Dedicated printers, copiers and facsimile machines all have multiple sheet printing capabilities requiring a feeder mechanism which inserts sheets into a media feed path. The recent trend has been for suppliers of such equipment to combine multiple functions in a single device. For example, digital printing devices are now available that can function as either a copier or as a printer. Other digital printing devices combine printing, copying, facsimile and scanning functions. Each such printing device generally has at least one of what is known in the industry as a page stop location. A page stop location is the furthest position to which a new page may be inserted into a media path without that page interfering with the movement of other media sheets already in the path, or with moving mechanical components within the device. The stop location can apply to media sheets being fed into an internal media path, or to media sheets being fed from the media transport path of one device to the media transport path of another device. A new page must not pass the stop location until the printing device is ready to receive it. Stop locations are usually stated as a distance from the media path entrance. For devices which are externally attachable to a host device, the path entrance is generally located on a face of the attachable device, a face which generally mounts flush with a receiving face of the host device.

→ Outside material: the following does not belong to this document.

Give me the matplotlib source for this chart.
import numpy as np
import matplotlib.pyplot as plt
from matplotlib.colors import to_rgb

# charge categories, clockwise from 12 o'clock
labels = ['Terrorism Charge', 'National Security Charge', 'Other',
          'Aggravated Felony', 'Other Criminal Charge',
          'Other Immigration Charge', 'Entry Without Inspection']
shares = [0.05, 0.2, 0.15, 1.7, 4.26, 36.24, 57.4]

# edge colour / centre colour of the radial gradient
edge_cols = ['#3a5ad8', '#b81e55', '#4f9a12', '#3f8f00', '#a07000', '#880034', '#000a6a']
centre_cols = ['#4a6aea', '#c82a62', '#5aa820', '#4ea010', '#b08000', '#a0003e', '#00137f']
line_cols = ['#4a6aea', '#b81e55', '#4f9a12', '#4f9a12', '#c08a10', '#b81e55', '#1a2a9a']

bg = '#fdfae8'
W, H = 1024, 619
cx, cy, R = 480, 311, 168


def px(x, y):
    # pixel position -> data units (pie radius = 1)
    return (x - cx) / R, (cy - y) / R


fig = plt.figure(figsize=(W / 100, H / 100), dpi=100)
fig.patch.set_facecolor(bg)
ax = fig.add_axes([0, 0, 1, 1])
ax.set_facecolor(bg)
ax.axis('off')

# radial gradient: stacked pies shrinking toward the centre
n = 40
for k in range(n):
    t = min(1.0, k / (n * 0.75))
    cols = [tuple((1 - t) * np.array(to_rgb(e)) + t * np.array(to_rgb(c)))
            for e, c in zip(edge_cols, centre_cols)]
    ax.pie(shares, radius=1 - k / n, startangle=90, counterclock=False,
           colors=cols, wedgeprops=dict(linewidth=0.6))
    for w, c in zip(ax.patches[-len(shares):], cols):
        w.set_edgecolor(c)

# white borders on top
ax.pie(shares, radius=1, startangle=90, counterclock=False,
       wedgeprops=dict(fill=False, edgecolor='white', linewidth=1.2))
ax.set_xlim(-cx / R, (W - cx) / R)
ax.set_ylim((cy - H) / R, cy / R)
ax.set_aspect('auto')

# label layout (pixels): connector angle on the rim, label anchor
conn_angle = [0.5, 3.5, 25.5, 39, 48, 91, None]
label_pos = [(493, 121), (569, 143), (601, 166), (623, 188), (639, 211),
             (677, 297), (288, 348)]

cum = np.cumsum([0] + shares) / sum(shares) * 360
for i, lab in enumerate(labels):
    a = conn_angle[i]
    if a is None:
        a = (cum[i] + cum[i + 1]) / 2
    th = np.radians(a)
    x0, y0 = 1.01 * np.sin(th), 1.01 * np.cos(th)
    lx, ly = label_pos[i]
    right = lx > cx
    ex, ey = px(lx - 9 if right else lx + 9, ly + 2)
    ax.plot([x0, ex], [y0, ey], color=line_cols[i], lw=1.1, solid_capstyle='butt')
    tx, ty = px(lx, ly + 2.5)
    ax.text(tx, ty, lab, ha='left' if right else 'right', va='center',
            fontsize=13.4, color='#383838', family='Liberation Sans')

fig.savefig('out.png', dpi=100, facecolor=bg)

The page stop value of a device is a critical factor as pages are fed into its media path entrance. If, for example, the actual page stop location is 28.4 mm, a media jam will occur if the media page is stopped beyond that value at, say, 28.5 mm. Because of certain variables, such as thermal expansion and mechanical tolerances, a page stop specification is generally given as an optimum distance value with a tolerance. Even in the case where the tolerance is at the high-side maximum, the value still provides at least some leeway against a jam condition. For an actual page stop location of 28.4 mm, the page stop specification might be given as 26.4 mm.+-.1.0 mm. Thus, even if a newly-fed page stops at 27.4 mm (the high-side tolerance), the page is still 1.0 mm from causing a jam condition.
Heretofore, the parking of media sheets just short of a stop location has been empirically determined by estimating how long it will take for the sheet to travel from an identifiable starting point along the media path to the stop location. A timer, set to the estimated time, begins a countdown to zero as a media page passes a sensor identifying the starting point. Movement of the page along the media path is stopped when the timer expires, and the page is checked for proper positioning at the stop location. The process is repeated until the time for proper positioning to be achieved is accurately known.

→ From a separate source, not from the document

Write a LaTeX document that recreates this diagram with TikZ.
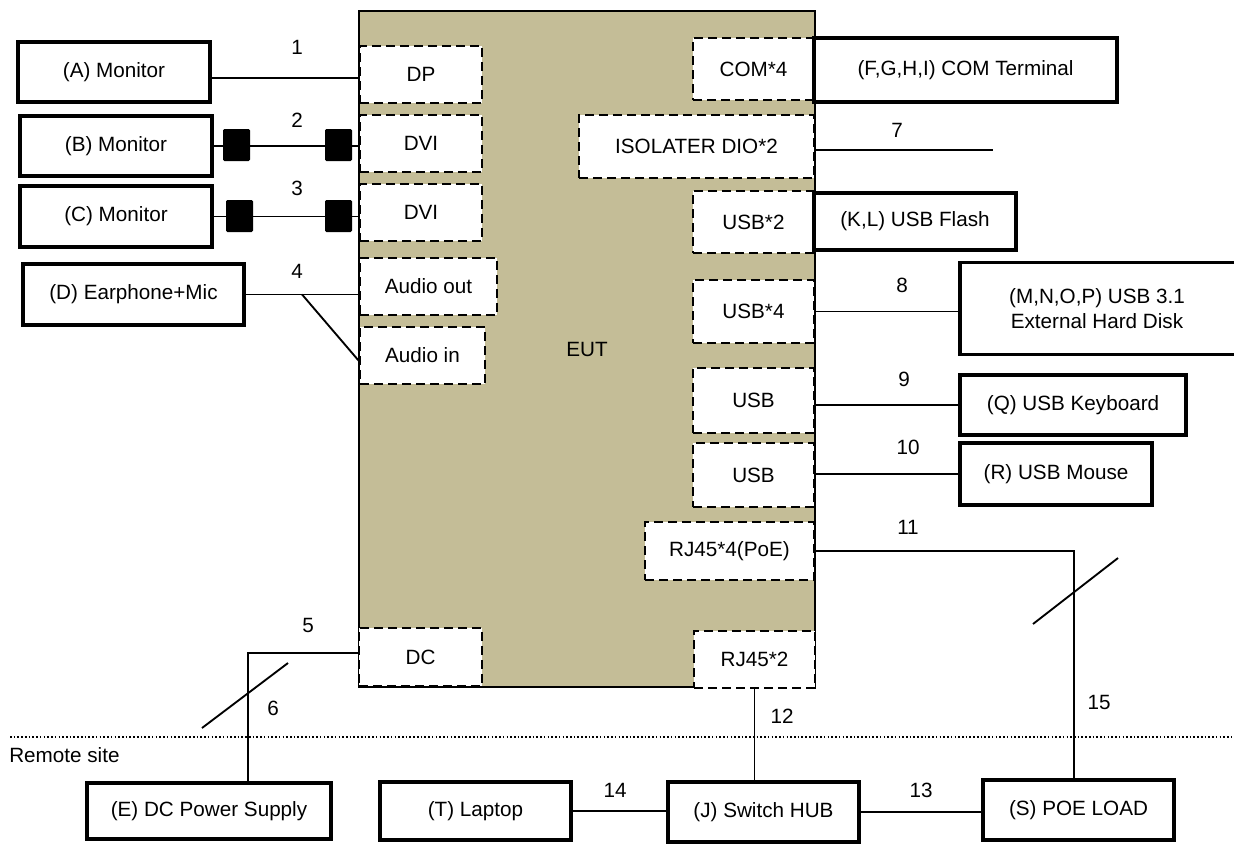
\documentclass[tikz,border=0pt]{standalone}
\usepackage{fontspec}
\setmainfont{Liberation Sans}
\usepackage{tikz}
\usetikzlibrary{calc}
\usepackage{xcolor}
\newlength\px
\setlength\px{0.75pt}
\definecolor{eutfill}{RGB}{196,189,151}

\begin{document}
\begin{tikzpicture}[x=0.75pt, y=-0.75pt,
  every node/.style={font=\fontsize{15.5}{18.75}\selectfont, inner sep=0pt},
  wh/.style 2 args={minimum width=#1\px, minimum height=#2\px},
  devbox/.style={draw, line width=2.4pt, fill=white, align=center},
  portbox/.style={draw, line width=2.2pt, dash pattern=on 7pt off 3.5pt, fill=white},
  eutbox/.style={draw, line width=2.2pt, fill=eutfill},
  plug/.style={fill=black, wh={27}{32}, rounded corners=1pt},
  wire/.style={line width=1.4pt},
  sitebreak/.style={line width=1.1pt, dash pattern=on 1.2pt off 1.6pt}]
  \useasboundingbox (0,0) rectangle (1234,843);

  % EUT with its ports
  \node[eutbox, wh={456}{676}] (eut) at (587,349) {EUT};
  \node[portbox, wh={122}{57}] (dp) at (421,74.5) {DP};
  \node[portbox, wh={122}{57}] (dvia) at (421,143.5) {DVI};
  \node[portbox, wh={122}{57}] (dvib) at (421,212.5) {DVI};
  \node[portbox, wh={137}{57}] (aout) at (428.5,286.5) {Audio out};
  \node[portbox, wh={125}{57}] (ain) at (422.5,355.5) {Audio in};
  \node[portbox, wh={123}{58}] (dc) at (420.5,657) {DC};
  \node[portbox, wh={121}{62}] (com) at (753.5,69) {COM*4};
  \node[portbox, wh={235}{63}] (dio) at (696.5,146.5) {ISOLATER DIO*2};
  \node[portbox, wh={121}{62}] (usbb) at (753.5,222) {USB*2};
  \node[portbox, wh={121}{63}] (usbd) at (753.5,311.5) {USB*4};
  \node[portbox, wh={121}{65}] (usbk) at (753.5,400.5) {USB};
  \node[portbox, wh={121}{64}] (usbm) at (753.5,475) {USB};
  \node[portbox, wh={169}{58}] (rjpoe) at (729.5,551) {RJ45*4(PoE)};
  \node[portbox, wh={121}{57}] (rjlan) at (754.5,659.5) {RJ45*2};

  % Peripherals
  \node[devbox, wh={192}{60}] (monA) at (114,72) {(A) Monitor};
  \node[devbox, wh={192}{60}] (monB) at (116,146) {(B) Monitor};
  \node[devbox, wh={192}{61}] (monC) at (116,216.5) {(C) Monitor};
  \node[devbox, wh={221}{61}] (ear) at (133.5,294.5) {(D) Earphone+Mic};
  \node[devbox, wh={244}{56}] (dcps) at (209,811) {(E) DC Power Supply};
  \node[devbox, wh={303}{64}] (comterm) at (965.5,70) {(F,G,H,I) COM Terminal};
  \node[devbox, wh={202}{57}] (flash) at (915,221.5) {(K,L) USB Flash};
  \node[devbox, wh={290}{92}] (hdd) at (1105,308.5) {};
  \node[align=center] (hddtext) at (1097,309) {(M,N,O,P) USB 3.1\\External Hard Disk};
  \node[devbox, wh={226}{60}] (kbd) at (1073,405) {(Q) USB Keyboard};
  \node[devbox, wh={192}{62}] (mouse) at (1056,474) {(R) USB Mouse};
  \node[devbox, wh={191}{58}] (laptop) at (475.5,811) {(T) Laptop};
  \node[devbox, wh={191}{60}] (hub) at (763.5,812) {(J) Switch HUB};
  \node[devbox, wh={191}{60}] (poe) at (1078.5,810) {(S) POE LOAD};

  % Cables
  \draw[wire] ([yshift=-6\px]monA.east) -- ([yshift=-6\px]monA.east -| dp.west);
  \draw[wire] (monB.east) -- (monB.east -| dvia.west);
  \draw[wire] (monC.east) -- (monC.east -| dvib.west);
  \node[plug] (plugBl) at (236.5,145) {};
  \node[plug] (plugBr) at (338.5,145) {};
  \node[plug] (plugCl) at (239.5,216) {};
  \node[plug] (plugCr) at (338.5,216) {};
  \draw[wire] (ear.east) -- (ear.east -| aout.west);
  \coordinate (split4) at ($(ear.east)!0.5!(ear.east -| aout.west)$);
  \draw[wire] (split4) -- ([yshift=-5\px]ain.west);
  \draw[wire] ([yshift=4\px]dc.west) -| ([xshift=39\px]dcps.north);
  \coordinate (dioend) at (993,150);
  \draw[wire] (dio.east |- dioend) -- (dioend);
  \draw[wire] (usbd.east) -- (usbd.east -| hdd.west);
  \draw[wire] (kbd.west -| usbk.east) -- (kbd.west);
  \draw[wire] (mouse.west -| usbm.east) -- (mouse.west);
  \draw[wire] (rjpoe.east) -| ([xshift=-4.5\px]poe.north);
  \draw[wire] (rjlan.south) -- (rjlan.south |- hub.north);
  \draw[wire] (hub.east) -- (hub.east -| poe.west);
  \draw[wire] (laptop.east) -- (laptop.east -| hub.west);

  % Slashes on the long cables
  \draw[wire] (202,728) -- (288,663);
  \draw[wire] (1033,624) -- (1118,558);

  % Cable numbers
  \node (n1) at (297,47) {1};
  \node (n2) at (297,120) {2};
  \node (n3) at (297,188) {3};
  \node (n4) at (297,271) {4};
  \node (n5) at (308,625) {5};
  \node (n6) at (273,708) {6};
  \node (n7) at (897,130) {7};
  \node (n8) at (902,285) {8};
  \node (n9) at (904,379) {9};
  \node (n10) at (908,447) {10};
  \node (n11) at (908,527) {11};
  \node (n12) at (782,716) {12};
  \node (n13) at (921,790) {13};
  \node (n14) at (615,790) {14};
  \node (n15) at (1099,702) {15};

  % Remote site border
  \draw[sitebreak] (10,737) -- (1234,737);
  \node[anchor=west] (remote) at (9,755) {Remote site};
\end{tikzpicture}
\end{document}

The integration of a printing device with one or more attached devices, such as media input handlers, collators, binders, mailers or duplexing attachments, is time consuming because each device which feeds media sheets to another device must know the stop location of the receiving device in order to prevent media jams when a media sheet is transferred from the feed device to the receiving device.
What is needed is a method for automatically calibrating media feed timing for the stop locations of interconnected devices so that development and integration of multiple device systems is no longer a cumbersome, time-consuming task.